I’ve been partial to classical music since I was a wee lad, but never got into opera much. I have to admit Puccini has some gorgeous melodies though.
“For them diversity is people who look different but think the same.” Interesting perspective…
For anyone willing to give opera a try, Puccini is the place to start.
Thank you for this blog! It is much the same in England. I like all kinds of music, and this baffles some friends, whose tastes are very specialised. One of the types of music I love is folk music, which attracts an unusually varied audience (and is also theoretically disliked by many people who’ve in fact heard very little of it!) Do keep on humming! And thank you for your very kind comment on my dreadlocked sheep in the kitchensgarden post! Look forward to your posts, which I am now following! Very best wishes, Alison (Brackenbury) http://www.alisonbrackenbury.co.uk
I also appreciate all kinds of music, lately though I have doing a lot of writing and I cannot listen to music that has words when I write… even words in a language I do not understand. Maybe it is not me though, I’ll try to blame it on my muse. She’s very particular. 🙂
My wife and I used to go to the San Francisco Opera until we moved. We tried San Antonio but something was missing (you think?) We still love the opera and it is nice to know your granddaughter found it relaxing as well
Maddie has grown a bit, now she just likes music that is loud.
As most do.
Probably for the best you didn’t have Wagner belting out!

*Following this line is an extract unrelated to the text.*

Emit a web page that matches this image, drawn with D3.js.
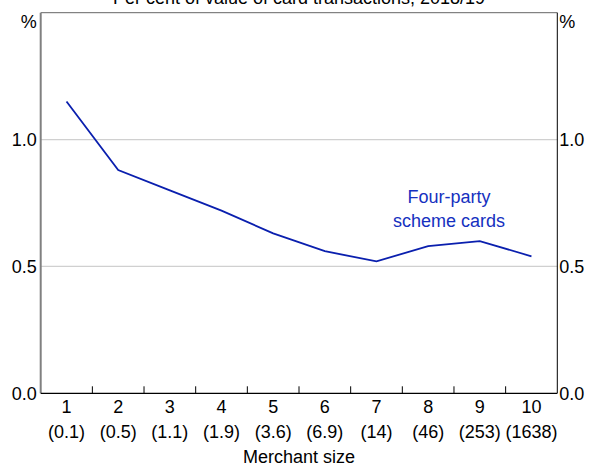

I keep Wagner’s Ring Cycle in reserve for when I want to get back at my wife.
This should be a must-read for everyone today. Well written, Greg, thou lover of opera and of grandchildren.
If only people can see themselves in each other… but some things are insurmountable. I doubt if we could ever reconcile the vast cultural chasm between Chevy Silverado and Ford F150 aficionados – a task nowhere near as difficult as uniting John Deere green and Case IH red.
And there’s one other aspect of this opera thing: people who think they have to pretend to like it, even when they don’t, lest they get lumped in with the great unwashed. There are overtures, arias and choruses from various operas that I love (the overture to “The Marriage of Figaro” and “Nessun Dorma” come to mind) but attend an opera? No, thank you. For years, I was fearful of revealing such a horrible truth about myself. Today? Not so much.
As for the larger point, which always is tucked away somewhere, here it is: “For them diversity is people who look different but think the same.” So few words for such a large truth.
Most people are familiar with the more popular arias because they have heard them in the musical score to movies. Still, as the boys in the scale house see it, “opera is a fat lady in a brass bra wearing a helmet with horns.” So I showed them a YouTube clip of Anna Netrebko singing Quando me’n vo’
The response…….Holy Moly!!
As for diversity…. it’s more than spicy food….it’s more about swallowing the things that piss you off.
Loved watching the flirtation between Netrebko and the conductor. Spicy, indeed!
I love classical music, but haven’t made the leap to Opera. And the closest I’ve come to enjoying a Monster Truck rally is tasting a Monster drink (not recommended).
So it’s all the more impressive to find myself fully immersed in a this dichotomous, yet endearing scene. Loved it.
Maybe I need to give Opera another try…
I worked with a woman who had two loves in life, opera and World Federation Wrestling. People couldn’t understand it – but then those people never understood opera or WWF. When you get to know both, there is little difference.
And in one short comment you’ve turned my thoughts to my wrestling loving gran. When my parents gave Gran and Granddad a record player, they built a collection of operas on flat round discs that were scratched by seeds drooped by the budgerigar whose cage sat just above the music. Eventually the record player emitted a glorious shower of sparks to match the songs and went up in flames.